---- Data block

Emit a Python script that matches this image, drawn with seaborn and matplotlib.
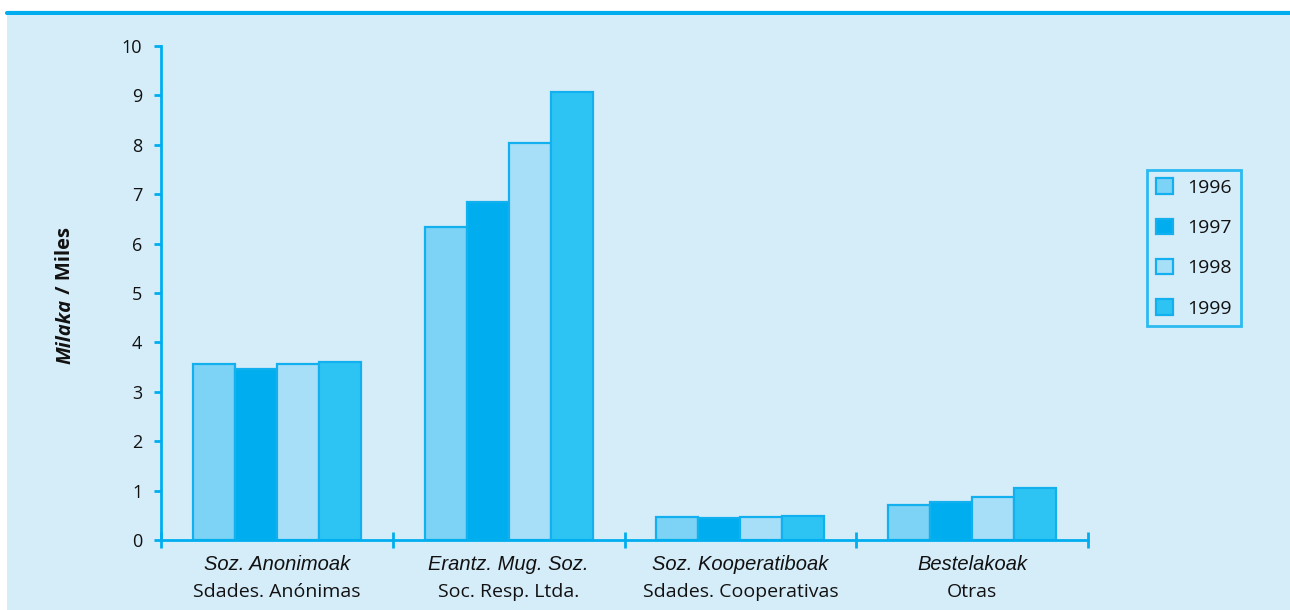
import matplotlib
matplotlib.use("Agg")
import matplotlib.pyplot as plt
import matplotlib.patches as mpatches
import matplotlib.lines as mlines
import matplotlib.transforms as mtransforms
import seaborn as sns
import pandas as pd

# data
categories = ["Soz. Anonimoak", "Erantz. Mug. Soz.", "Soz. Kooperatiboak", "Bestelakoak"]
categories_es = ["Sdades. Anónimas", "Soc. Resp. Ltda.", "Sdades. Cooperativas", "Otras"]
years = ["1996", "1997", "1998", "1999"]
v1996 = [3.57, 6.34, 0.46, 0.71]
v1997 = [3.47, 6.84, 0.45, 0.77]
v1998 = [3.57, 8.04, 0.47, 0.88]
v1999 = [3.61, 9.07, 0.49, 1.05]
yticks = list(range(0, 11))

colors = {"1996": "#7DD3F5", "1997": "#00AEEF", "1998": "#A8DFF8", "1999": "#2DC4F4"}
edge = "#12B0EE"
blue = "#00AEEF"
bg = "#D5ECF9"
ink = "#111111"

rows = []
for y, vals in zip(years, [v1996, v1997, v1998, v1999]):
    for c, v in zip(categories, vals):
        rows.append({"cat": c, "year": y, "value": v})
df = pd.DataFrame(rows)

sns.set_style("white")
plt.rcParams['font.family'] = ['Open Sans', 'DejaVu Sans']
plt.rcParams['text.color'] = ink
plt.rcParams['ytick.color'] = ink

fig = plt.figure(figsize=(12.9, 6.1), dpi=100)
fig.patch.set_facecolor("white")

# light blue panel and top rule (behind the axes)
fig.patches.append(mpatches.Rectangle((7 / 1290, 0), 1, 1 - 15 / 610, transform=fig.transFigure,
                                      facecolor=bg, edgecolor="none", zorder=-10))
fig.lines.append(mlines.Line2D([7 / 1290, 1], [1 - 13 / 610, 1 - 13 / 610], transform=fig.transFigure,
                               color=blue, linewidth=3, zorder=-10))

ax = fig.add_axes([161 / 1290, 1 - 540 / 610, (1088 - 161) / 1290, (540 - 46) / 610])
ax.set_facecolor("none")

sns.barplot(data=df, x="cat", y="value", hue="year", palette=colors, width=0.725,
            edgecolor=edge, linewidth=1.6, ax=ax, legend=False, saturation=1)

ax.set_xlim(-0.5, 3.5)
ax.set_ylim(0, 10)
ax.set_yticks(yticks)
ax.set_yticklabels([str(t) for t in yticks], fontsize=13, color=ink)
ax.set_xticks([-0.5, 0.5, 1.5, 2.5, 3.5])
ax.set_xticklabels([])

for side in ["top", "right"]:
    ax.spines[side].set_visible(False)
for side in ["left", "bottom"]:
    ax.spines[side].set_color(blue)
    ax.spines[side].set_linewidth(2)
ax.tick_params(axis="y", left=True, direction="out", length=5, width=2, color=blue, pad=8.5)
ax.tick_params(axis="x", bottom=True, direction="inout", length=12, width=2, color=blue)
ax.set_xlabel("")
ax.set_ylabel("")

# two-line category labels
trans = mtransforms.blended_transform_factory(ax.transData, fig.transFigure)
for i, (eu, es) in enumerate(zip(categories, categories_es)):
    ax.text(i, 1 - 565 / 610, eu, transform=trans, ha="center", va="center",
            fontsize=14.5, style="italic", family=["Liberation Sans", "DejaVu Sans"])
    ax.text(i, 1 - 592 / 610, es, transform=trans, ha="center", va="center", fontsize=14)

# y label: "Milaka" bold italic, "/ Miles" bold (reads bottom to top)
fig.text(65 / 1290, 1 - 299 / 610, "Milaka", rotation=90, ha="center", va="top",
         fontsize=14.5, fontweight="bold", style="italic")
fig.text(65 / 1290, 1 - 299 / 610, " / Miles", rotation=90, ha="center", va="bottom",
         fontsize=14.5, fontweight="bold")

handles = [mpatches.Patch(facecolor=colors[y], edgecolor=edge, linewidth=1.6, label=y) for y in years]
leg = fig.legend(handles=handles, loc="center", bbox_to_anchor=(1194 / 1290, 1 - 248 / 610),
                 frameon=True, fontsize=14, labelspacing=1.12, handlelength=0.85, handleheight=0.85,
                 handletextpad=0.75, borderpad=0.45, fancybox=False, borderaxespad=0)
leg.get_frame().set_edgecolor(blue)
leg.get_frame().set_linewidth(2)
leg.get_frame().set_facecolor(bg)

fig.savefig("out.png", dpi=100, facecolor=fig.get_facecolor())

--------

Copy out all lines from the material above that contain the string "seaborn".

Emit a Python script that matches this image, drawn with seaborn and matplotlib.
import seaborn as sns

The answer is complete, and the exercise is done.